**Work to do**
Copy the data below exactly, omitting any picture it contains.

**Given data**

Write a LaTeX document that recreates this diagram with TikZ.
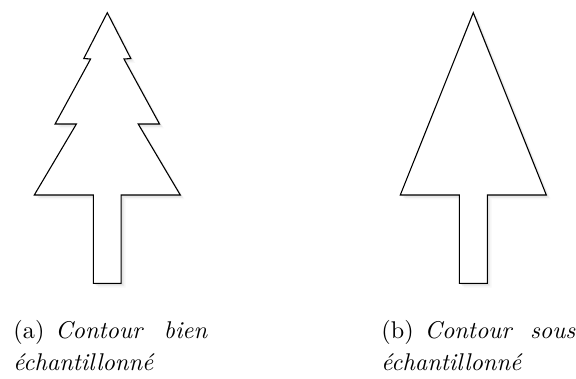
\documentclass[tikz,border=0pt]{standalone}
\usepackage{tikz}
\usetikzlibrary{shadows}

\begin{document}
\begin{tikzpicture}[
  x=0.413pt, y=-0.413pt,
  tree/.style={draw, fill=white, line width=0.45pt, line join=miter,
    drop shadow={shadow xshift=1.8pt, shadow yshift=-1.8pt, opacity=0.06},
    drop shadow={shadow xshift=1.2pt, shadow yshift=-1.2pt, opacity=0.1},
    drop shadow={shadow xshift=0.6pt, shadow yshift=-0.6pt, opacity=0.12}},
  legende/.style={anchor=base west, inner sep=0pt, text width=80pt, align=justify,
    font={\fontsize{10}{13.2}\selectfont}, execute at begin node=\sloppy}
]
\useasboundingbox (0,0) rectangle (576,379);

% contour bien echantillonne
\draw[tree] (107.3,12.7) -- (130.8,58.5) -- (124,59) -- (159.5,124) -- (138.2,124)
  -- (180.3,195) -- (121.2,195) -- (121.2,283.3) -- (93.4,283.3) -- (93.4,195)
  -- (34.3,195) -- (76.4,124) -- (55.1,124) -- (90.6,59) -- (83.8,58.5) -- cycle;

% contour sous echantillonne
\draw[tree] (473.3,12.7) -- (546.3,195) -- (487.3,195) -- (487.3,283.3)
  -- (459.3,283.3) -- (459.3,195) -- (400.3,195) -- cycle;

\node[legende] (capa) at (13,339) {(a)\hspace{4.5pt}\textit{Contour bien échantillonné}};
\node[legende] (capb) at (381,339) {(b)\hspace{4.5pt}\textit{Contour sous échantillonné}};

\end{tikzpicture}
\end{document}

**Response**
Write a LaTeX document that recreates this diagram with TikZ.
\documentclass[tikz,border=0pt]{standalone}
\usepackage{tikz}
\usetikzlibrary{shadows}

\begin{document}
\begin{tikzpicture}[
  x=0.413pt, y=-0.413pt,
  tree/.style={draw, fill=white, line width=0.45pt, line join=miter,
    drop shadow={shadow xshift=1.8pt, shadow yshift=-1.8pt, opacity=0.06},
    drop shadow={shadow xshift=1.2pt, shadow yshift=-1.2pt, opacity=0.1},
    drop shadow={shadow xshift=0.6pt, shadow yshift=-0.6pt, opacity=0.12}},
  legende/.style={anchor=base west, inner sep=0pt, text width=80pt, align=justify,
    font={\fontsize{10}{13.2}\selectfont}, execute at begin node=\sloppy}
]
\useasboundingbox (0,0) rectangle (576,379);

% contour bien echantillonne
\draw[tree] (107.3,12.7) -- (130.8,58.5) -- (124,59) -- (159.5,124) -- (138.2,124)
  -- (180.3,195) -- (121.2,195) -- (121.2,283.3) -- (93.4,283.3) -- (93.4,195)
  -- (34.3,195) -- (76.4,124) -- (55.1,124) -- (90.6,59) -- (83.8,58.5) -- cycle;

% contour sous echantillonne
\draw[tree] (473.3,12.7) -- (546.3,195) -- (487.3,195) -- (487.3,283.3)
  -- (459.3,283.3) -- (459.3,195) -- (400.3,195) -- cycle;

\node[legende] (capa) at (13,339) {(a)\hspace{4.5pt}\textit{Contour bien échantillonné}};
\node[legende] (capb) at (381,339) {(b)\hspace{4.5pt}\textit{Contour sous échantillonné}};

\end{tikzpicture}
\end{document}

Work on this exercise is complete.